Wednesday, May 26, 2010

Just When I thought I'd Run Out of Ways to Hurt Myself

So, I have basically managed in just thirty short years to injure myself in a surprising number of ways. I have fallen down more times than I can count, breaking my foot/ankle three times. I've had some amazingly gruesome cuts all received in mind-numbingly dull ways. 13 stitches from cleaning a light fixture, anyone. And the piece de resistance, I am the only person I know who has paper-cut my eyeball. No, you read it right. Paper cut my eyeball. Any time you can make your doctor say, "you did what?" you know you've really done something. I thought I was getting a really cool eye patch, but alas I'm not near cool enough to rock the pirate look.
But even the eye didn't keep me down for long. I was back in the gym the next day. Now, however I have managed to do something that astounds even me. I don't even know what to call such an injury. You know how little kids bump their heads and get what is called a goose egg bump? Well, I have one. On  the top of my foot. For real. I could explain, but it's a really long story and I come off not too bright.
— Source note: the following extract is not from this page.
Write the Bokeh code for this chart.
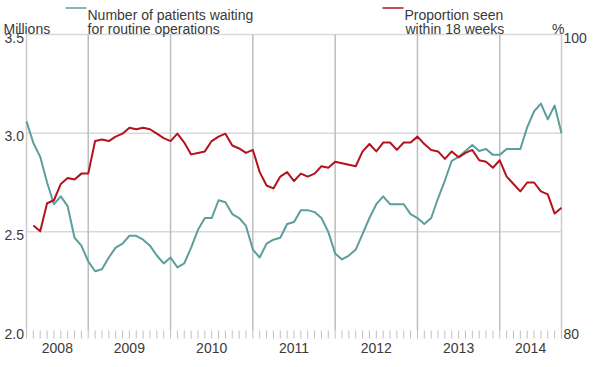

So we;ll just say that I dropped something large and ridiculous (not ridiculously large, just to be clear) on my foot. Now I can't stand to walk on it and it throbs with my heartbeat as it has swollen to about half again its normal size. I actually have a hump-backed foot. WTH???
I am still able to break out the trusty hula hoop which I have made it up to about 20 minutes on. (did I mention that it's a 5 lb hula hoop) And I can of course work on my arms. So I fully expect to have some rockin' guns by the time my foot heals up. I guess I can look forward to the pool. But I just wanted to state for the record that this SUCKS! I am really the worst patient. Any other time I would scheme for ways to lay around with my feet up. But now, damn it! I hate the ice and the elevation and I hate having to alter my eating plan to account for the lack of calorie burn.
Guess I'll hobble off on vacation. And really, who am I kidding? Like I was going ot do a lot of exercising on vacation. I can still paddle a canoe and cast a fishing pole. All in all it should be a normal vacation.

1 comment:

  1. So sorry about your foot...but I understand what you are saying...I stepped in a hole at my sisters and turned my ankle to hear something pop...had to hobble around for a couple days...sad part is I knew the hole was there...i just hadn't been paying attention...Have a blast on vacation!!